In the data below, locate the line containing "Generate a Python" and the line containing "plt.rcParams['font.weight'] = 'bold'", then retype both and everything between them exactly. Pictures are not part of the copy.

__Data in this exercise__.
>> Start
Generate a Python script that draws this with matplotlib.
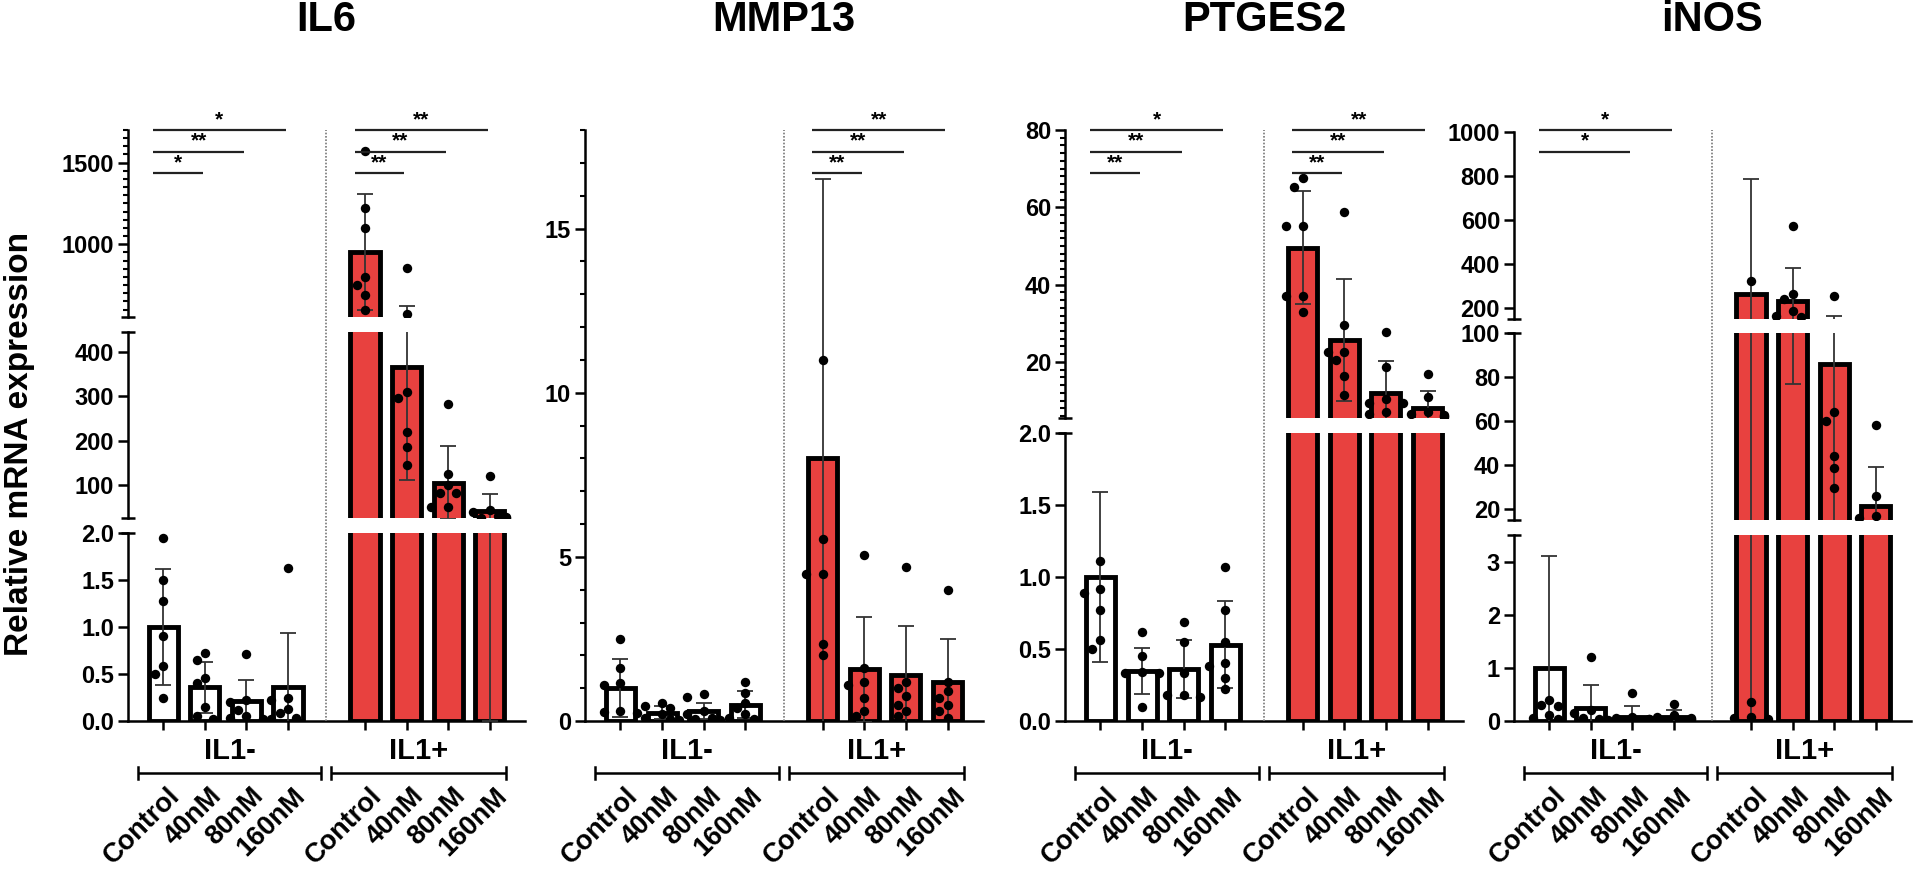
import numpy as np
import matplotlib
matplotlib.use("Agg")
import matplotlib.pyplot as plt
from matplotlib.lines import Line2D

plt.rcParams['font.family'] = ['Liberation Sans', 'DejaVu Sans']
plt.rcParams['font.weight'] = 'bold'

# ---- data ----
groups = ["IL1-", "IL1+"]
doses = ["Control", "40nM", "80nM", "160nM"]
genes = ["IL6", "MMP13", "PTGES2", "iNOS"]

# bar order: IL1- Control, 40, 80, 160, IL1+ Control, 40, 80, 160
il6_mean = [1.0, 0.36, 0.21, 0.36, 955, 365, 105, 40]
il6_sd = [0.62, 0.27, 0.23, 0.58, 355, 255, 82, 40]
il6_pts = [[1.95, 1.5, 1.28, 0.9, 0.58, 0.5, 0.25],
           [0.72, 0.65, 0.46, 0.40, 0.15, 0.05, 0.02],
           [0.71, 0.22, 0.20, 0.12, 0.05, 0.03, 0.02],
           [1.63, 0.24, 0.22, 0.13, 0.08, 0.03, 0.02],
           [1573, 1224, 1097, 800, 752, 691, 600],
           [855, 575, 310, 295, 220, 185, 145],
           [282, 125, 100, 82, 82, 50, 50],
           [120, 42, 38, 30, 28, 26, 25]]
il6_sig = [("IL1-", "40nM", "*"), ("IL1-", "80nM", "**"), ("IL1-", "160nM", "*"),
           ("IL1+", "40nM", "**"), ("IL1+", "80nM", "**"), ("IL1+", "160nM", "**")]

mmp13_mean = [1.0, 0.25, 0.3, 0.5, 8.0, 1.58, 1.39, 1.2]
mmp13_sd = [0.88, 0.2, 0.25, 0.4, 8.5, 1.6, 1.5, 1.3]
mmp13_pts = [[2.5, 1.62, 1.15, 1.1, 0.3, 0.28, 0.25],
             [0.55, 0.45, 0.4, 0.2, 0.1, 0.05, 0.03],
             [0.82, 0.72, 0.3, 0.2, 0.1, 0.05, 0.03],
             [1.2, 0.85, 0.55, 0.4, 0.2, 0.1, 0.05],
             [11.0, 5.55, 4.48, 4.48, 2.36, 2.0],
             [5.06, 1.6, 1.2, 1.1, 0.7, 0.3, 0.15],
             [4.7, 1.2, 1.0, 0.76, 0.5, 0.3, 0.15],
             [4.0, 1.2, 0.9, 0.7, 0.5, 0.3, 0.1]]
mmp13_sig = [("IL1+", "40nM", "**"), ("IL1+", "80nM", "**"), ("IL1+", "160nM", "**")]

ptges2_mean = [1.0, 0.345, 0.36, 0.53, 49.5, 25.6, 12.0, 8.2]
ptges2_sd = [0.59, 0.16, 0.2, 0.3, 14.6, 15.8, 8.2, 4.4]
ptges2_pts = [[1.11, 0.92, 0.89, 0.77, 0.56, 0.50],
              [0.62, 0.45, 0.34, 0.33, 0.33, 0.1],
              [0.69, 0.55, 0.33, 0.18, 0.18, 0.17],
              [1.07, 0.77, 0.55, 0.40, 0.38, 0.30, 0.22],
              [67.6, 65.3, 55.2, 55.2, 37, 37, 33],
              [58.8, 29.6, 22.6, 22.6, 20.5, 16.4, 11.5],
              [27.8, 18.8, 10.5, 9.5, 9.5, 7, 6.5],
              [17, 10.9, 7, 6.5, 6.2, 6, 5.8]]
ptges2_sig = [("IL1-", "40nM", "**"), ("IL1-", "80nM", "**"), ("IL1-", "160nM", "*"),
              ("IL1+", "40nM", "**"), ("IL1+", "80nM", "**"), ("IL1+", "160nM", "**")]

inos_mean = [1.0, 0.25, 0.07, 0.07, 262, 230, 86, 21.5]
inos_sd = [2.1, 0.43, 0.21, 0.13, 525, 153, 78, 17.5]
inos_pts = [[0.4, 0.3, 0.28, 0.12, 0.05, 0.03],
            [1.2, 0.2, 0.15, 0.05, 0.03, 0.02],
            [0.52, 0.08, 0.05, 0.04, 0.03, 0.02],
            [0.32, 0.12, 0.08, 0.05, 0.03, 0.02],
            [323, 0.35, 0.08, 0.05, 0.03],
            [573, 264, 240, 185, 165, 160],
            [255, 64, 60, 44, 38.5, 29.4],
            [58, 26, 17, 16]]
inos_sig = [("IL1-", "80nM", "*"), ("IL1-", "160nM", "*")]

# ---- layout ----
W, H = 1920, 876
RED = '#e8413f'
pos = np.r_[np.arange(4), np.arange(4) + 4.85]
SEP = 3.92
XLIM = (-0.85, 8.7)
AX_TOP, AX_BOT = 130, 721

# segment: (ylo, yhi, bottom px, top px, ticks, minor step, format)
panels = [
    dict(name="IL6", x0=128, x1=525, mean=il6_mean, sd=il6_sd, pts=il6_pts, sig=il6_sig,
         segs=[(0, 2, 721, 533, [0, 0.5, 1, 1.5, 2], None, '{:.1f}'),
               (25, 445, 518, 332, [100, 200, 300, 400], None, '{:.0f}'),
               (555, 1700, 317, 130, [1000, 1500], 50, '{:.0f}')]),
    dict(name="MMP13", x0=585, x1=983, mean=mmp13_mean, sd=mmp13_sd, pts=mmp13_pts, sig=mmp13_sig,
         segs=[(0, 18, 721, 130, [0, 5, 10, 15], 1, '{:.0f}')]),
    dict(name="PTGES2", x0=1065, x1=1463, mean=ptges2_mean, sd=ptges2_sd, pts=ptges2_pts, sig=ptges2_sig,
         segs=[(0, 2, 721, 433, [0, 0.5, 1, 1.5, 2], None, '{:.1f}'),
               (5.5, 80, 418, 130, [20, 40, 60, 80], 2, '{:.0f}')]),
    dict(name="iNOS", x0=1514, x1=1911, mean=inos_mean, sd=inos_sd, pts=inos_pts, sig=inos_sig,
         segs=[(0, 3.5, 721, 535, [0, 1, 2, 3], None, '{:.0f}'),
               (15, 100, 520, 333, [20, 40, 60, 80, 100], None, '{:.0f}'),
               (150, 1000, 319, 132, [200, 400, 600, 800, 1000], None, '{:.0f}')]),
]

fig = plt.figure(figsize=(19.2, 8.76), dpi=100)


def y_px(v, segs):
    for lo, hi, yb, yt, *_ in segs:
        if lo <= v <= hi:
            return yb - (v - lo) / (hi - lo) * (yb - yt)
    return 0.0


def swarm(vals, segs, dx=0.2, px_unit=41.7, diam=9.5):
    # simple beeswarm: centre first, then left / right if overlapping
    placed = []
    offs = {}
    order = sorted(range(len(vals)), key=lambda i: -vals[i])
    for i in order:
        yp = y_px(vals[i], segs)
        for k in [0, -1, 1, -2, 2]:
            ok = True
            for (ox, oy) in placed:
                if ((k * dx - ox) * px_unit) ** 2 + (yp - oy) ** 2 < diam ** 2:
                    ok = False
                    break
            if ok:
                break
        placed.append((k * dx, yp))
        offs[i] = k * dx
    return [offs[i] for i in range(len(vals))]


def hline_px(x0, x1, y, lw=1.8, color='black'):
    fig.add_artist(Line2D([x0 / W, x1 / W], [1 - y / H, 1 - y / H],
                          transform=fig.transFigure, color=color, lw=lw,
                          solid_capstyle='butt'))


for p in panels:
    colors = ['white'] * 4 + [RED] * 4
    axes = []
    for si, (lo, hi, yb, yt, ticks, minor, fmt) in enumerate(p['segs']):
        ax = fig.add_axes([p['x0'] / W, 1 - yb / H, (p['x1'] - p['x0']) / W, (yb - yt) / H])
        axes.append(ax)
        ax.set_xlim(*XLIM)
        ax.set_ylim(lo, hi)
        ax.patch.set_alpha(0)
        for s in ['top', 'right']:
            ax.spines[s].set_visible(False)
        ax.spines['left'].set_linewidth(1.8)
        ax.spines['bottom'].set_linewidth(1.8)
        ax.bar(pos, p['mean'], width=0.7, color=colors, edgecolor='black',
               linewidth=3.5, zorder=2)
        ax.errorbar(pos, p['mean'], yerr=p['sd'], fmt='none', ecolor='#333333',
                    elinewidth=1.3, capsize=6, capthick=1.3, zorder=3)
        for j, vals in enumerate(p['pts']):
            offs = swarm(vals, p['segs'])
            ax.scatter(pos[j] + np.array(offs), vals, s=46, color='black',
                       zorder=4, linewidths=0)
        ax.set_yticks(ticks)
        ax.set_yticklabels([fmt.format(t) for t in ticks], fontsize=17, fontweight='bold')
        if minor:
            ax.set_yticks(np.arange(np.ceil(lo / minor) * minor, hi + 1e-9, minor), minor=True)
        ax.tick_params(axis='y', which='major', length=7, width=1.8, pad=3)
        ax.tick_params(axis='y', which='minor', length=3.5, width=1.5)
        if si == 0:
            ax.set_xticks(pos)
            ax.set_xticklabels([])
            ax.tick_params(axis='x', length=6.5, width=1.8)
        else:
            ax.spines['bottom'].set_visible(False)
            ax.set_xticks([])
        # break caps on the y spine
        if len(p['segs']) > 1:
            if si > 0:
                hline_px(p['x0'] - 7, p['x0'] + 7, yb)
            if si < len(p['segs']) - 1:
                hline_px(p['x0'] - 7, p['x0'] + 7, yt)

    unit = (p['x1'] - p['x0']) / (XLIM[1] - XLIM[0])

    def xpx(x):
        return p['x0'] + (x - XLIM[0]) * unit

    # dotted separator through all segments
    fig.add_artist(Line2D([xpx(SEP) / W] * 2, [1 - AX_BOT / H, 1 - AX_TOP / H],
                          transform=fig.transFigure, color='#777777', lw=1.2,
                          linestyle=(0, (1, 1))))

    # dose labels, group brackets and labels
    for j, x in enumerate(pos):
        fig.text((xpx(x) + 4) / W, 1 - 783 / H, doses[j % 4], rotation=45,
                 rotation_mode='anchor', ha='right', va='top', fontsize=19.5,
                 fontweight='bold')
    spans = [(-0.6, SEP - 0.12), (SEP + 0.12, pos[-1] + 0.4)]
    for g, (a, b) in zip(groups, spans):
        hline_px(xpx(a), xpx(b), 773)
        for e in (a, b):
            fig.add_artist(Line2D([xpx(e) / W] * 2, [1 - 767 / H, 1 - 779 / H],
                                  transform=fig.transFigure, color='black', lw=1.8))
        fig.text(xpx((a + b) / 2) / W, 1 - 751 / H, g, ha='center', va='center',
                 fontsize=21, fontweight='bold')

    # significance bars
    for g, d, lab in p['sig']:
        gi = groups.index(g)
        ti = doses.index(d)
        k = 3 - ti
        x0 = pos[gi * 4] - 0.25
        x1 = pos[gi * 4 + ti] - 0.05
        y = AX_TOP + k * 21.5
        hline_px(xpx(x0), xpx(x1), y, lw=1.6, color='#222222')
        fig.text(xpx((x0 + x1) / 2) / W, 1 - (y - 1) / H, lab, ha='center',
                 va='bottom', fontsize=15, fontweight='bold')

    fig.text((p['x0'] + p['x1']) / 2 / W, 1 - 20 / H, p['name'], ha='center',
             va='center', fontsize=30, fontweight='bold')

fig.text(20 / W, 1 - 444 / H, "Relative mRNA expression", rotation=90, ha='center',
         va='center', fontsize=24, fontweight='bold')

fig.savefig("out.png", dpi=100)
>> End
>> Start
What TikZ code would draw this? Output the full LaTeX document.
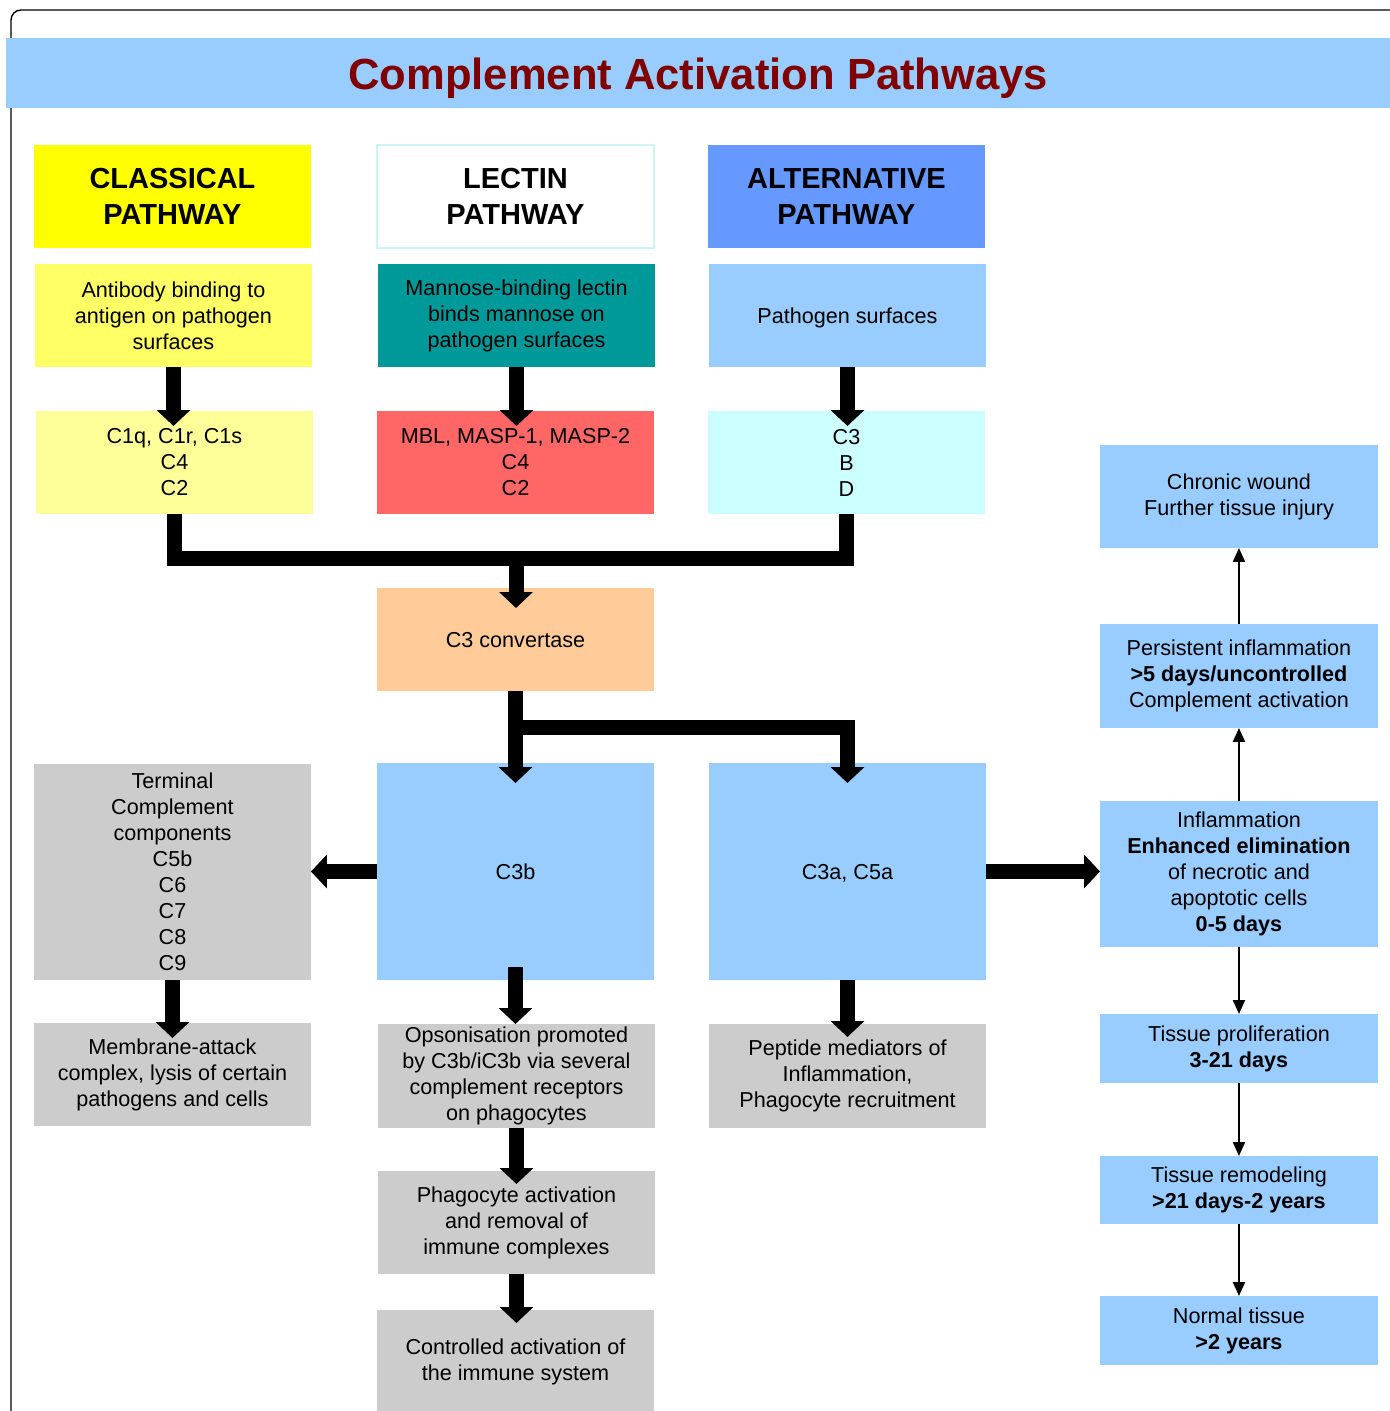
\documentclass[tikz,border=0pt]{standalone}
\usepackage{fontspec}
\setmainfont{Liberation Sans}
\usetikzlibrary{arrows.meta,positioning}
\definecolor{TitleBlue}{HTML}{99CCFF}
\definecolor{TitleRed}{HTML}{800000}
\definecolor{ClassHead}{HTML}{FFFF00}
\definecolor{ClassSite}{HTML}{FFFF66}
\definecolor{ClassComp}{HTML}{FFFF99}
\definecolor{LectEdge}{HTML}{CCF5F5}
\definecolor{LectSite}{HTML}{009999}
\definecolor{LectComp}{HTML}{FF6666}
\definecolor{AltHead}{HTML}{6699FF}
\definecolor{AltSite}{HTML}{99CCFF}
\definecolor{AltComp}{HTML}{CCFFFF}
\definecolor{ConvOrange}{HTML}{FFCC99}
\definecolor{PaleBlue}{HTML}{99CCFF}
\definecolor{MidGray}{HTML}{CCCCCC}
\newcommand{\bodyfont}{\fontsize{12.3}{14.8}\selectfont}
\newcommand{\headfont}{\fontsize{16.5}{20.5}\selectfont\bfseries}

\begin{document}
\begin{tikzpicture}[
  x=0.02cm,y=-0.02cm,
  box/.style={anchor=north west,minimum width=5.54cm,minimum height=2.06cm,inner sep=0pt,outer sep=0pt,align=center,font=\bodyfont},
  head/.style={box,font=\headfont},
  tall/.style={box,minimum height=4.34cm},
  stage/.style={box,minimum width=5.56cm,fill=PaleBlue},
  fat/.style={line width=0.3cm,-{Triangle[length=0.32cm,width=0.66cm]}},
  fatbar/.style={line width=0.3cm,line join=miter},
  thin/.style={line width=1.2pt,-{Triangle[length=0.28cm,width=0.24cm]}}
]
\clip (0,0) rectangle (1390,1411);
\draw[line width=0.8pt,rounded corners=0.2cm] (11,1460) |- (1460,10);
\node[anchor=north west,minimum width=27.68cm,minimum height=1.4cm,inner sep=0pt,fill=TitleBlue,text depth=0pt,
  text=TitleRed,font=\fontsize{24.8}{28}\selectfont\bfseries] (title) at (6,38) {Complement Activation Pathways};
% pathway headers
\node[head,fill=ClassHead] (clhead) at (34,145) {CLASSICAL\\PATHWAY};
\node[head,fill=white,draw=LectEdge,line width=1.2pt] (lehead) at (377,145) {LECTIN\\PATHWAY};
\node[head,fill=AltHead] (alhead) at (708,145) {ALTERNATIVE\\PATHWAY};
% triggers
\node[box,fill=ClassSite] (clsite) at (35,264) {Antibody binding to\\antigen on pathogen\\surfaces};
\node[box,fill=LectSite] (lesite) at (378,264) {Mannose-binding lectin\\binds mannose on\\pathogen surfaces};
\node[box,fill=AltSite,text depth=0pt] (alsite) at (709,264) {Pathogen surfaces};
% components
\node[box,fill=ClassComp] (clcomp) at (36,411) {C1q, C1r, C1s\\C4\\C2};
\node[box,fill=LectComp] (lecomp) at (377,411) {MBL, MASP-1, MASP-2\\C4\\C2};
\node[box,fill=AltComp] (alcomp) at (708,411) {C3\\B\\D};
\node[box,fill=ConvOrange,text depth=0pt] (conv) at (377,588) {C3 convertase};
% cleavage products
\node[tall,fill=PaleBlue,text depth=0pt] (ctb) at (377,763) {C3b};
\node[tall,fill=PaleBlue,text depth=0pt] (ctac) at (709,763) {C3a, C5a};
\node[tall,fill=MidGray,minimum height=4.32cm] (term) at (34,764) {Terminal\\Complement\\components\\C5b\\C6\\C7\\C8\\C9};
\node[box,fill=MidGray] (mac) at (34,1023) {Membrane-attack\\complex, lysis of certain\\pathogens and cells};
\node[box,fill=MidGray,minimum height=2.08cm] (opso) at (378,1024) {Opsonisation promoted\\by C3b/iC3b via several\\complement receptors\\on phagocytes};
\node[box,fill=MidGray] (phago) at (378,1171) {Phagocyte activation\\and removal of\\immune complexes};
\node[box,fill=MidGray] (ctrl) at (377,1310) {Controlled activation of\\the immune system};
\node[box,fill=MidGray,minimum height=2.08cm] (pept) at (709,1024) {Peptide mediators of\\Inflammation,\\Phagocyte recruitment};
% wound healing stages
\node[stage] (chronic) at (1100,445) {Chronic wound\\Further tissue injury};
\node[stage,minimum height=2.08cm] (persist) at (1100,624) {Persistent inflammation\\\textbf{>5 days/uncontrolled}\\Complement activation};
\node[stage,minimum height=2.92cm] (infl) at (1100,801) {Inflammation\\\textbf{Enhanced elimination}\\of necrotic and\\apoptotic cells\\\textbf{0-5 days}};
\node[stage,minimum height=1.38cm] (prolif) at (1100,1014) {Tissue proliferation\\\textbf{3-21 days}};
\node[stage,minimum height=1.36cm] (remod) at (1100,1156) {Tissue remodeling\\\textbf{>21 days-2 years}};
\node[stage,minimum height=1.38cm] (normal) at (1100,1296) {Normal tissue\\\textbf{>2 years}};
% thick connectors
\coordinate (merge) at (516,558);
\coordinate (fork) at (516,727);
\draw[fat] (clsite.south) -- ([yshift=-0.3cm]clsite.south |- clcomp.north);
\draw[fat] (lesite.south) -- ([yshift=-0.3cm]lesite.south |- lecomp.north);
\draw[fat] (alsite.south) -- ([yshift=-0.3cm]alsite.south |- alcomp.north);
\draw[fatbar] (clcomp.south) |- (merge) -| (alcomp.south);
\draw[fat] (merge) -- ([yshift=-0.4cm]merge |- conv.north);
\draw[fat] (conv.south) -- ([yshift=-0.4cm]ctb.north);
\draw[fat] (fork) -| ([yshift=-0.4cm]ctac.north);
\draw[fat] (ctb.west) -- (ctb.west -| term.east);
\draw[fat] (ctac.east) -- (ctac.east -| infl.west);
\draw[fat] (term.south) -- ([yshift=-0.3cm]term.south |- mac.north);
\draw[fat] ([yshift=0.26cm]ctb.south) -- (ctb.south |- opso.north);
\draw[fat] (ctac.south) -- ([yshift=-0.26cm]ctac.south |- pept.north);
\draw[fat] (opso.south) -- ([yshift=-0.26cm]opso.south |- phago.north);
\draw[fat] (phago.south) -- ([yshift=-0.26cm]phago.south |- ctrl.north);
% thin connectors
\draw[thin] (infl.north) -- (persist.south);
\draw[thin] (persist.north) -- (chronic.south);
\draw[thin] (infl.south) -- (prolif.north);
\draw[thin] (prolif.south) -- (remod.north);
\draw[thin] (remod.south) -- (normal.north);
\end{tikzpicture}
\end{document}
>> End
__Written solution__.
Generate a Python script that draws this with matplotlib.
import numpy as np
import matplotlib
matplotlib.use("Agg")
import matplotlib.pyplot as plt
from matplotlib.lines import Line2D

plt.rcParams['font.family'] = ['Liberation Sans', 'DejaVu Sans']
plt.rcParams['font.weight'] = 'bold'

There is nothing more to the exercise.